PROMPT:
Output the material below unchanged, apart from leaving out the pictures.

** BEGIN DATA BLOCK **

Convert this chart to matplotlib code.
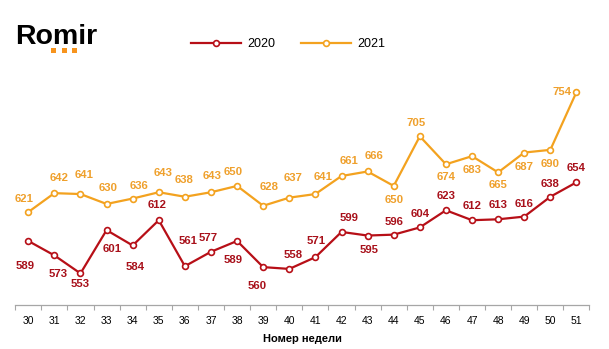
import matplotlib
matplotlib.use("Agg")
import matplotlib.pyplot as plt
from matplotlib.patches import Rectangle

plt.rcParams['font.family'] = ['Liberation Sans', 'DejaVu Sans']

weeks = [str(w) for w in range(30, 52)]
values_2020 = [589, 573, 553, 601, 584, 612, 561, 577, 589, 560, 558,
               571, 599, 595, 596, 604, 623, 612, 613, 616, 638, 654]
values_2021 = [621, 642, 641, 630, 636, 643, 638, 643, 650, 628, 637,
               641, 661, 666, 650, 705, 674, 683, 665, 687, 690, 754]
series_names = ["2020", "2021"]
x_title = "Номер недели"

# label placement (pixel offsets from point: dx right, dy up)
off_2020 = [(-3, -25), (4, -19), (0, -11), (6, -19), (3, -22), (-2, 15), (3, 25),
            (-3, 14), (-4, -19), (-6, -19), (4, 14), (1, 16), (8, 14), (1, -14),
            (0, 13), (0, 13), (0, 14), (0, 14), (0, 14), (0, 13), (0, 13), (0, 14)]
off_2021 = [(-4, 13), (5, 15), (4, 19), (2, 16), (6, 13), (4, 19), (-1, 17),
            (1, 16), (-4, 14), (6, 19), (4, 20), (8, 17), (8, 15), (6, 15),
            (0, -14), (-4, 13), (0, -13), (0, -14), (0, -13), (0, -14), (0, -14), (-14, 0)]

c2020 = "#B70F17"
c2021 = "#F3A21F"
lab2020 = "#A8101A"
lab2021 = "#EFA02C"

W, H = 609, 349
fig = plt.figure(figsize=(W / 100, H / 100), dpi=100)
left, right, bottom, top = 15.2, 589.5, 305, 60
ax = fig.add_axes([left / W, 1 - bottom / H, (right - left) / W, (bottom - top) / H])

x = list(range(len(weeks)))
l1, = ax.plot(x, values_2020, color=c2020, lw=1.6, marker='o', ms=4.2,
              mfc='white', mec=c2020, mew=1.2, label=series_names[0], zorder=3)
l2, = ax.plot(x, values_2021, color=c2021, lw=1.6, marker='o', ms=4.2,
              mfc='white', mec=c2021, mew=1.2, label=series_names[1], zorder=3)

for xi, v, (dx, dy) in zip(x, values_2020, off_2020):
    ax.annotate(str(v), (xi, v), xytext=(dx, dy), textcoords='offset pixels',
                ha='center', va='center', fontsize=8.2, fontweight='bold', color=lab2020)
for xi, v, (dx, dy) in zip(x, values_2021, off_2021):
    ax.annotate(str(v), (xi, v), xytext=(dx, dy), textcoords='offset pixels',
                ha='center', va='center', fontsize=8.2, fontweight='bold', color=lab2021)

ax.set_xlim(-0.5, len(weeks) - 0.5)
ax.set_ylim(518, 789.6)
for s in ['top', 'right', 'left']:
    ax.spines[s].set_visible(False)
ax.spines['bottom'].set_color('#A6A6A6')
ax.spines['bottom'].set_linewidth(0.9)
ax.set_yticks([])
ax.set_xticks(x)
ax.set_xticklabels(weeks, fontsize=7.5)
ax.tick_params(axis='x', which='major', length=0, pad=8)
ax.set_xticks([i - 0.5 for i in range(len(weeks) + 1)], minor=True)
ax.tick_params(axis='x', which='minor', length=3.5, color='#A6A6A6', width=0.8)
ax.set_xlabel(x_title, fontsize=8, fontweight='bold', labelpad=6)

fig.legend(handles=[l1, l2], loc='center', bbox_to_anchor=(288 / W, 1 - 44 / H),
           ncol=2, frameon=False, fontsize=9, handlelength=4.0, handletextpad=0.55,
           columnspacing=2.0, borderpad=0)

# Romir logo
fig.text(15 / W, 1 - 44 / H, "Romir", fontsize=20.5, fontweight='bold',
         color='black', ha='left', va='baseline')
for px in (51.5, 61.5, 71.5):
    fig.add_artist(Rectangle((px / W, 1 - 53 / H), 5 / W, 5 / H,
                             transform=fig.transFigure, color='#F7941D', lw=0))

fig.savefig("out.png", dpi=100)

** END DATA BLOCK **

COMPLETE RESPONSE:
Convert this chart to matplotlib code.
import matplotlib
matplotlib.use("Agg")
import matplotlib.pyplot as plt
from matplotlib.patches import Rectangle

plt.rcParams['font.family'] = ['Liberation Sans', 'DejaVu Sans']

weeks = [str(w) for w in range(30, 52)]
values_2020 = [589, 573, 553, 601, 584, 612, 561, 577, 589, 560, 558,
               571, 599, 595, 596, 604, 623, 612, 613, 616, 638, 654]
values_2021 = [621, 642, 641, 630, 636, 643, 638, 643, 650, 628, 637,
               641, 661, 666, 650, 705, 674, 683, 665, 687, 690, 754]
series_names = ["2020", "2021"]
x_title = "Номер недели"

# label placement (pixel offsets from point: dx right, dy up)
off_2020 = [(-3, -25), (4, -19), (0, -11), (6, -19), (3, -22), (-2, 15), (3, 25),
            (-3, 14), (-4, -19), (-6, -19), (4, 14), (1, 16), (8, 14), (1, -14),
            (0, 13), (0, 13), (0, 14), (0, 14), (0, 14), (0, 13), (0, 13), (0, 14)]
off_2021 = [(-4, 13), (5, 15), (4, 19), (2, 16), (6, 13), (4, 19), (-1, 17),
            (1, 16), (-4, 14), (6, 19), (4, 20), (8, 17), (8, 15), (6, 15),
            (0, -14), (-4, 13), (0, -13), (0, -14), (0, -13), (0, -14), (0, -14), (-14, 0)]

c2020 = "#B70F17"
c2021 = "#F3A21F"
lab2020 = "#A8101A"
lab2021 = "#EFA02C"

W, H = 609, 349
fig = plt.figure(figsize=(W / 100, H / 100), dpi=100)
left, right, bottom, top = 15.2, 589.5, 305, 60
ax = fig.add_axes([left / W, 1 - bottom / H, (right - left) / W, (bottom - top) / H])

x = list(range(len(weeks)))
l1, = ax.plot(x, values_2020, color=c2020, lw=1.6, marker='o', ms=4.2,
              mfc='white', mec=c2020, mew=1.2, label=series_names[0], zorder=3)
l2, = ax.plot(x, values_2021, color=c2021, lw=1.6, marker='o', ms=4.2,
              mfc='white', mec=c2021, mew=1.2, label=series_names[1], zorder=3)

for xi, v, (dx, dy) in zip(x, values_2020, off_2020):
    ax.annotate(str(v), (xi, v), xytext=(dx, dy), textcoords='offset pixels',
                ha='center', va='center', fontsize=8.2, fontweight='bold', color=lab2020)
for xi, v, (dx, dy) in zip(x, values_2021, off_2021):
    ax.annotate(str(v), (xi, v), xytext=(dx, dy), textcoords='offset pixels',
                ha='center', va='center', fontsize=8.2, fontweight='bold', color=lab2021)

ax.set_xlim(-0.5, len(weeks) - 0.5)
ax.set_ylim(518, 789.6)
for s in ['top', 'right', 'left']:
    ax.spines[s].set_visible(False)
ax.spines['bottom'].set_color('#A6A6A6')
ax.spines['bottom'].set_linewidth(0.9)
ax.set_yticks([])
ax.set_xticks(x)
ax.set_xticklabels(weeks, fontsize=7.5)
ax.tick_params(axis='x', which='major', length=0, pad=8)
ax.set_xticks([i - 0.5 for i in range(len(weeks) + 1)], minor=True)
ax.tick_params(axis='x', which='minor', length=3.5, color='#A6A6A6', width=0.8)
ax.set_xlabel(x_title, fontsize=8, fontweight='bold', labelpad=6)

fig.legend(handles=[l1, l2], loc='center', bbox_to_anchor=(288 / W, 1 - 44 / H),
           ncol=2, frameon=False, fontsize=9, handlelength=4.0, handletextpad=0.55,
           columnspacing=2.0, borderpad=0)

# Romir logo
fig.text(15 / W, 1 - 44 / H, "Romir", fontsize=20.5, fontweight='bold',
         color='black', ha='left', va='baseline')
for px in (51.5, 61.5, 71.5):
    fig.add_artist(Rectangle((px / W, 1 - 53 / H), 5 / W, 5 / H,
                             transform=fig.transFigure, color='#F7941D', lw=0))

fig.savefig("out.png", dpi=100)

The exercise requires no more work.